::: RECORDED INFORMATION

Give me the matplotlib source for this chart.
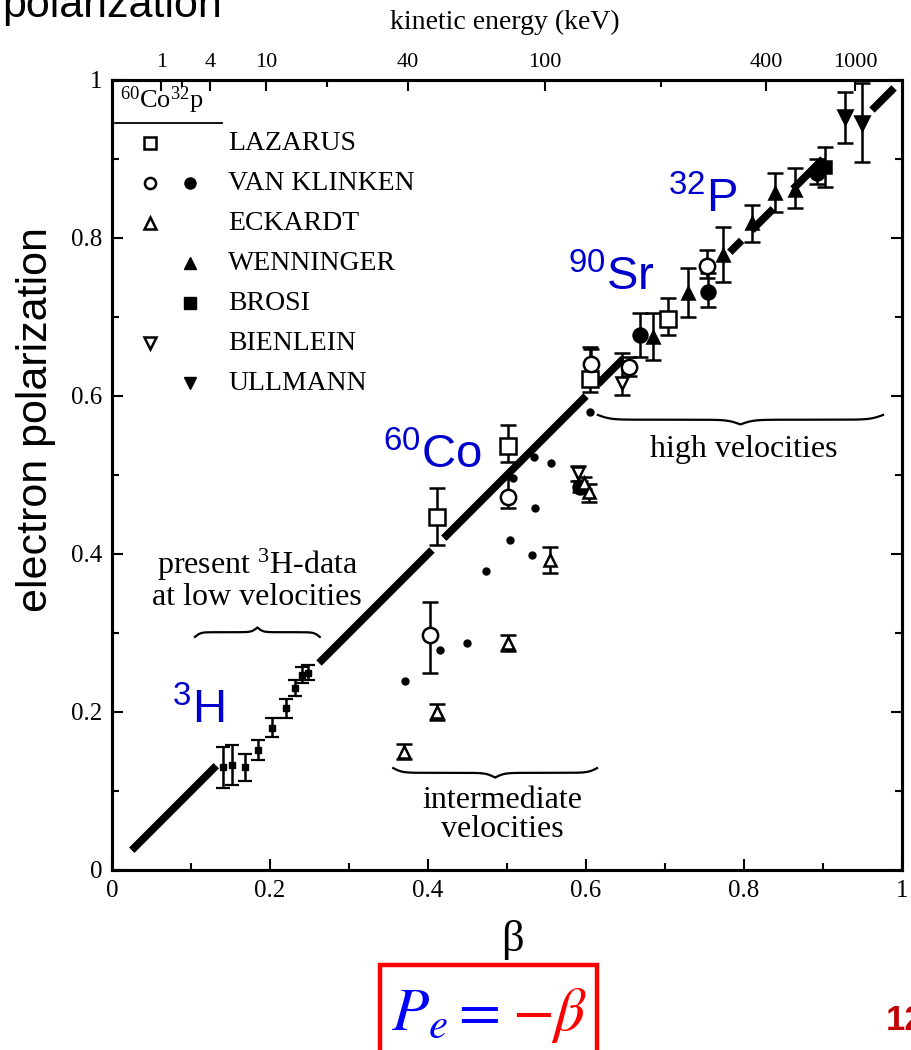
import numpy as np
import matplotlib
matplotlib.use("Agg")
import matplotlib.pyplot as plt
from matplotlib.patches import Rectangle

W, H = 912, 1050
SERIF = ["Liberation Serif", "DejaVu Serif"]
SANS = ["Liberation Sans", "DejaVu Sans"]
BLUE = "#0000cc"
plt.rcParams["mathtext.fontset"] = "stix"

# ---- values: beta, polarization, error bar low / high ----
# thick P = beta line, drawn in pieces between the data
fit_start = [0.025, 0.262, 0.420, 0.615, 0.782, 0.810, 0.862, 0.962]
fit_end = [0.132, 0.405, 0.600, 0.647, 0.797, 0.837, 0.900, 0.990]

# present 3H data at low velocities
h3_beta = [0.140, 0.152, 0.168, 0.185, 0.203, 0.220, 0.232, 0.240, 0.248]
h3_pol = [0.130, 0.133, 0.130, 0.152, 0.180, 0.205, 0.230, 0.247, 0.250]
h3_err = [0.026, 0.025, 0.017, 0.013, 0.012, 0.012, 0.010, 0.010, 0.010]

laz_beta = [0.411, 0.501, 0.605, 0.704]
laz_pol = [0.447, 0.537, 0.622, 0.697]
laz_lo = [0.411, 0.516, 0.605, 0.677]
laz_hi = [0.484, 0.563, 0.662, 0.724]

vko_beta = [0.402, 0.501, 0.606, 0.655, 0.753]
vko_pol = [0.297, 0.472, 0.640, 0.637, 0.765]
vko_lo = [0.250, 0.458, 0.625, 0.625, 0.750]
vko_hi = [0.339, 0.496, 0.660, 0.650, 0.785]

vkf_beta = [0.592, 0.668, 0.754, 0.893]
vkf_pol = [0.485, 0.677, 0.732, 0.882]
vkf_lo = [0.478, 0.649, 0.713, 0.868]
vkf_hi = [0.492, 0.705, 0.756, 0.900]

# small dots of the intermediate region
dot_beta = [0.371, 0.415, 0.449, 0.473, 0.504, 0.532, 0.535, 0.556, 0.605, 0.508, 0.534]
dot_pol = [0.239, 0.278, 0.287, 0.378, 0.418, 0.399, 0.458, 0.515, 0.580, 0.496, 0.523]

eck_beta = [0.370, 0.412, 0.501, 0.554, 0.598, 0.604]
eck_pol = [0.150, 0.200, 0.287, 0.392, 0.490, 0.478]
eck_lo = [0.140, 0.190, 0.277, 0.376, 0.482, 0.466]
eck_hi = [0.160, 0.210, 0.297, 0.409, 0.498, 0.488]

wen_beta = [0.685, 0.729, 0.774, 0.810, 0.839, 0.865]
wen_pol = [0.675, 0.730, 0.778, 0.819, 0.857, 0.861]
wen_lo = [0.646, 0.700, 0.744, 0.795, 0.833, 0.838]
wen_hi = [0.705, 0.762, 0.814, 0.842, 0.882, 0.889]

bro_beta = [0.903]
bro_pol = [0.890]
bro_lo = [0.865]
bro_hi = [0.915]

bie_beta = [0.590, 0.645]
bie_pol = [0.503, 0.617]
bie_lo = [0.493, 0.601]
bie_hi = [0.512, 0.654]

ull_beta = [0.928, 0.949]
ull_pol = [0.953, 0.945]
ull_lo = [0.920, 0.896]
ull_hi = [0.985, 0.996]

# legend table: open marker (60Co column), filled marker (32P column)
legend_names = ["LAZARUS", "VAN KLINKEN", "ECKARDT", "WENNINGER", "BROSI", "BIENLEIN", "ULLMANN"]
legend_open = ["s", "o", "^", None, None, "v", None]
legend_filled = [None, "o", None, "^", "s", None, "v"]

# top axis: kinetic energy in keV
ke_major = [1, 4, 10, 40, 100, 400, 1000]
ke_minor = [2, 20, 200]


def beta_of(t_kev):
    gamma = 1.0 + np.asarray(t_kev, float) / 511.0
    return np.sqrt(1.0 - 1.0 / gamma ** 2)


def fx(px):
    return px / W


def fy(py):
    return 1.0 - py / H


def series(ax, b, p, lo, hi, marker, filled, ms=10):
    yerr = [np.subtract(p, lo), np.subtract(hi, p)]
    ax.errorbar(b, p, yerr=yerr, fmt=marker, ms=ms, mfc="k" if filled else "white",
                mec="k", mew=1.8, ecolor="k", elinewidth=1.8, capsize=6,
                capthick=1.8, zorder=4)


def brace(ax, x0, x1, y0, h, down=True):
    n = 401
    x = np.linspace(x0, x1, n)
    half = x[: n // 2 + 1]
    k = 45.0 / (x1 - x0)
    yh = 1 / (1 + np.exp(-k * (half - half[0]))) + 1 / (1 + np.exp(-k * (half - half[-1])))
    yb = np.concatenate((yh, yh[-2::-1])) - 1.0
    sign = -1 if down else 1
    ax.plot(x, y0 + sign * h * yb, color="k", lw=1.6, zorder=3)


fig = plt.figure(figsize=(W / 100, H / 100), dpi=100)
ax = fig.add_axes([fx(112), fy(870), 790 / W, 790 / H])
ax.set_xlim(0, 1)
ax.set_ylim(0, 1)

for s, e in zip(fit_start, fit_end):
    ax.plot([s, e], [s, e], color="k", lw=5.5, solid_capstyle="butt", zorder=2)

ax.errorbar(h3_beta, h3_pol, yerr=h3_err, fmt="s", ms=4.5, mfc="k", mec="k",
            ecolor="k", elinewidth=1.8, capsize=5, capthick=1.6, zorder=4)
ax.plot(dot_beta, dot_pol, "o", ms=5, color="k", zorder=4)

series(ax, laz_beta, laz_pol, laz_lo, laz_hi, "s", False, 11)
series(ax, vko_beta, vko_pol, vko_lo, vko_hi, "o", False, 11)
series(ax, vkf_beta, vkf_pol, vkf_lo, vkf_hi, "o", True, 10)
series(ax, eck_beta, eck_pol, eck_lo, eck_hi, "^", False, 8)
series(ax, wen_beta, wen_pol, wen_lo, wen_hi, "^", True, 9)
series(ax, bro_beta, bro_pol, bro_lo, bro_hi, "s", True, 9)
series(ax, bie_beta, bie_pol, bie_lo, bie_hi, "v", False, 8)
series(ax, ull_beta, ull_pol, ull_lo, ull_hi, "v", True, 10)

# braces and their captions
brace(ax, 0.105, 0.263, 0.301, 0.012, down=False)
brace(ax, 0.356, 0.614, 0.123, 0.012, down=True)
brace(ax, 0.615, 0.976, 0.570, 0.012, down=True)
ax.text(0.184, 0.327, "present $\\mathregular{^{3}}$H-data\nat low velocities", ha="center",
        va="bottom", fontsize=23, family=SERIF, linespacing=1.0)
ax.text(0.494, 0.106, "intermediate\nvelocities", ha="center", va="top",
        fontsize=23, family=SERIF, linespacing=1.0)
ax.text(0.800, 0.550, "high velocities", ha="center", va="top", fontsize=23, family=SERIF)

# isotope labels
for xx, yy, s in [(172, 723, "$\\mathregular{^{3}H}$"), (383, 468, "$\\mathregular{^{60}Co}$"),
                  (568, 290, "$\\mathregular{^{90}Sr}$"), (668, 212, "$\\mathregular{^{32}P}$")]:
    fig.text(fx(xx), fy(yy), s, color=BLUE, fontsize=34, family=SANS, va="baseline")

# hand-made legend
ax.text(0.010, 0.955, "$\\mathregular{^{60}Co^{32}p}$", transform=ax.transAxes, fontsize=19,
        family=SERIF, va="bottom")
ax.plot([0.004, 0.139], [0.946, 0.946], transform=ax.transAxes, color="k", lw=1.3)
for i, name in enumerate(legend_names):
    yy = 0.920 - i * 0.0506
    if legend_open[i]:
        ax.plot([0.048], [yy], legend_open[i], transform=ax.transAxes, ms=8, mfc="white",
                mec="k", mew=1.8)
    if legend_filled[i]:
        ax.plot([0.099], [yy], legend_filled[i], transform=ax.transAxes, ms=8, color="k")
    ax.text(0.147, yy, name, transform=ax.transAxes, fontsize=20, family=SERIF, va="center")

# axes styling
for sp in ax.spines.values():
    sp.set_linewidth(2.2)
ax.set_xticks([0, 0.2, 0.4, 0.6, 0.8, 1.0])
ax.set_xticklabels(["0", "0.2", "0.4", "0.6", "0.8", "1"])
ax.set_yticks([0, 0.2, 0.4, 0.6, 0.8, 1.0])
ax.set_yticklabels(["0", "0.2", "0.4", "0.6", "0.8", "1"])
ax.set_xticks(np.arange(0.1, 1.0, 0.2), minor=True)
ax.set_yticks(np.arange(0.1, 1.0, 0.2), minor=True)
ax.tick_params(which="both", direction="in", right=True, width=1.5, labelsize=18, pad=7)
ax.tick_params(which="major", length=8)
ax.tick_params(which="minor", length=5)
for lab in ax.get_xticklabels() + ax.get_yticklabels():
    lab.set_family(SERIF)

ax2 = ax.twiny()
ax2.set_xlim(0, 1)
ax2.set_xticks(beta_of(ke_major))
ax2.set_xticklabels([str(t) for t in ke_major])
ax2.set_xticks(beta_of(ke_minor), minor=True)
ax2.tick_params(which="both", direction="in", width=1.5, labelsize=16, pad=6)
ax2.tick_params(which="major", length=8)
ax2.tick_params(which="minor", length=5)
for lab in ax2.get_xticklabels():
    lab.set_family(SERIF)
for sp in ax2.spines.values():
    sp.set_linewidth(2.2)

# outer texts
fig.text(fx(505), fy(22), "kinetic energy (keV)", ha="center", va="center", fontsize=20,
         family=SERIF)
fig.text(fx(222), fy(17), "polarization", ha="right", va="baseline", fontsize=31, family=SANS)
fig.text(fx(36), fy(420), "electron polarization", rotation=90, ha="center", va="center",
         fontsize=31, family=SANS)
fig.text(fx(512), fy(940), "β", ha="center", va="center", fontsize=32, family=SERIF)

# boxed relation P_e = -beta
fig.patches.append(Rectangle((fx(380), fy(1060)), (597 - 380) / W, (1060 - 965) / H,
                             transform=fig.transFigure, fill=False, ec="#ff0000", lw=3.2))
fig.text(fx(391), fy(1030), "$P_e =$", color="#0000ff", fontsize=44, va="baseline")
fig.text(fx(512), fy(1030), "$-\\beta$", color="#ff0000", fontsize=44, va="baseline")
fig.text(fx(886), fy(1030), "12", color="#c00000", fontsize=25, weight="bold",
         family=SANS, va="baseline")

fig.savefig("out.png", dpi=100)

::::::

## SHORT TASK
Leave out the pictures and restate, word for word, the lines from the top of the data through the line containing "0.837, 0.900, 0.990]", both included.

## RESULT OF THE TASK
Give me the matplotlib source for this chart.
import numpy as np
import matplotlib
matplotlib.use("Agg")
import matplotlib.pyplot as plt
from matplotlib.patches import Rectangle

W, H = 912, 1050
SERIF = ["Liberation Serif", "DejaVu Serif"]
SANS = ["Liberation Sans", "DejaVu Sans"]
BLUE = "#0000cc"
plt.rcParams["mathtext.fontset"] = "stix"

# ---- values: beta, polarization, error bar low / high ----
# thick P = beta line, drawn in pieces between the data
fit_start = [0.025, 0.262, 0.420, 0.615, 0.782, 0.810, 0.862, 0.962]
fit_end = [0.132, 0.405, 0.600, 0.647, 0.797, 0.837, 0.900, 0.990]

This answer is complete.